There was a time when being a creator simply meant posting content online and hoping a brand would DM you for a paid collaboration.
One sponsored post. One coupon code. One awkward “link in bio”.
That was the business model.
Now? Creators are launching coffee brands, skincare labels, podcasts, courses, communities, newsletters, agencies, and even entire companies. Somewhere along the way, the internet quietly changed the definition of influence itself.
And that shift is exactly what the creator economy is.
The creator economy is a business ecosystem where creators earn money not just through content, but through ownership, audiences, products, subscriptions, communities, and brands built around their identity.

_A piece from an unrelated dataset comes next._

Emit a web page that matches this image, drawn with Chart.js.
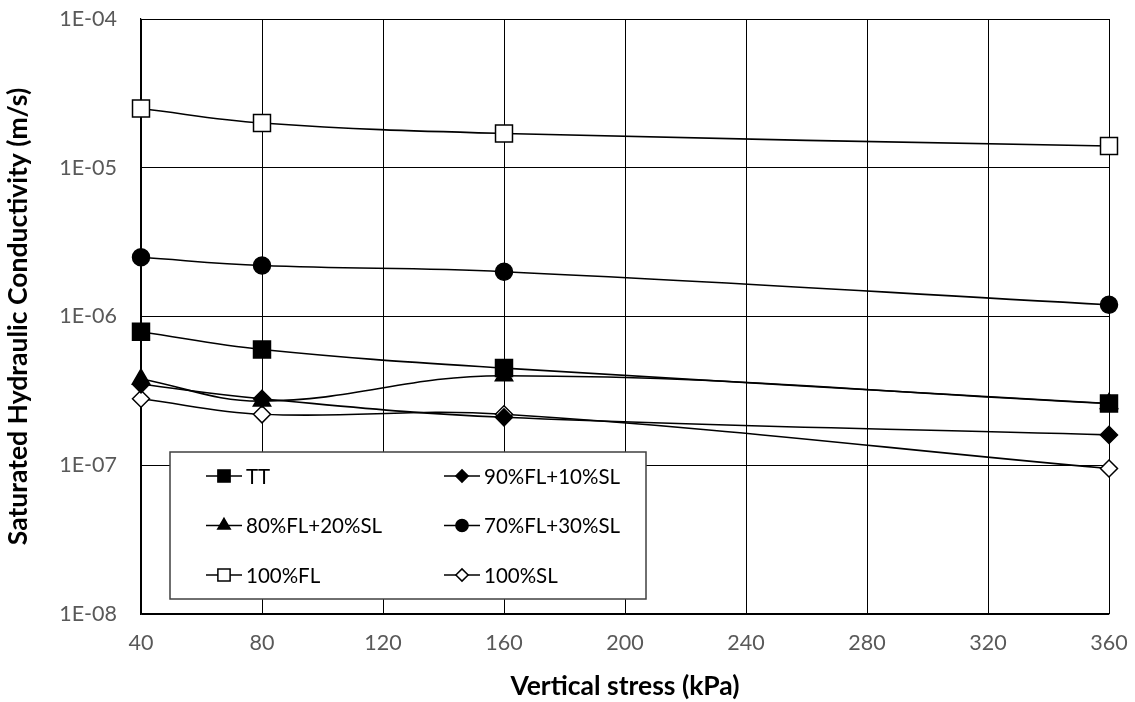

Sounds fancy. But honestly, it’s much simpler than it looks. Earlier, creators were basically digital billboards for brands. Now, creators are becoming the brands.
That’s the difference.
Look at MrBeast. He didn’t stop at YouTube videos. He built businesses around his audience, including Feastables and Beast Games. The content became the engine. The business came after.
Even in India, the shift is becoming impossible to ignore. Creators are no longer waiting for Bollywood, television, or big media companies to validate them. They already have audiences. And in today’s internet economy, audience is currency.
That’s why creators are moving far beyond just “influencing”.
Some are launching products. Some are building communities. Some are becoming startup founders. Others are building media empires from their bedrooms with a ring light and decent WiFi. And brands are paying very close attention.
Because creators have something traditional advertising struggles to buy today: attention that people actually trust. A celebrity ad can create visibility but creators create familiarity.
That’s why influencer marketing exploded so aggressively in India over the last few years. According to reports, India’s creator economy is expected to keep growing rapidly as brands continue shifting budgets towards digital-first creators and communities.
And honestly, consumer behaviour explains why.
People don’t follow creators because they look perfect anymore. They follow them because they feel accessible.
A beauty creator showing her actual skincare routine feels more believable than a glossy television commercial. A finance creator explaining mutual funds in simple language feels more useful than a bank advertisement trying too hard to sound emotional.
Creators feel closer to real life and that closeness became a business. But here’s where things get interesting. The smartest creators realised the real money was never in brand deals alone. It was in ownership.
A creator promoting someone else’s product will always earn less than a creator building their own. Which is exactly why so many influencers are suddenly turning founders.
The internet made distribution free. Platforms gave creators visibility. Communities gave them loyalty. And now creators are monetising that loyalty beyond just content.
That’s the creator economy in one line: People turned audiences into businesses.
Of course, not everything in the creator economy is as glamorous as Instagram makes it look. The space is crowded. Algorithms change every week. Brand deals fluctuate constantly. And attention spans are collapsing faster than most people realise.
Which is why creators today aren’t just competing with each other.
They’re competing with Netflix, IPL clips, memes, podcasts, YouTube Shorts, gossip pages, and literally every other piece of content fighting for screen time. The competition isn’t creator versus creator anymore.
It’s creator versus the internet itself. And that’s exactly why the creator economy matters so much to modern marketing. Because brands are slowly realising that consumers trust people more than polished campaigns. People don’t want perfection anymore.
They want personality.
And creators figured that out before brands did.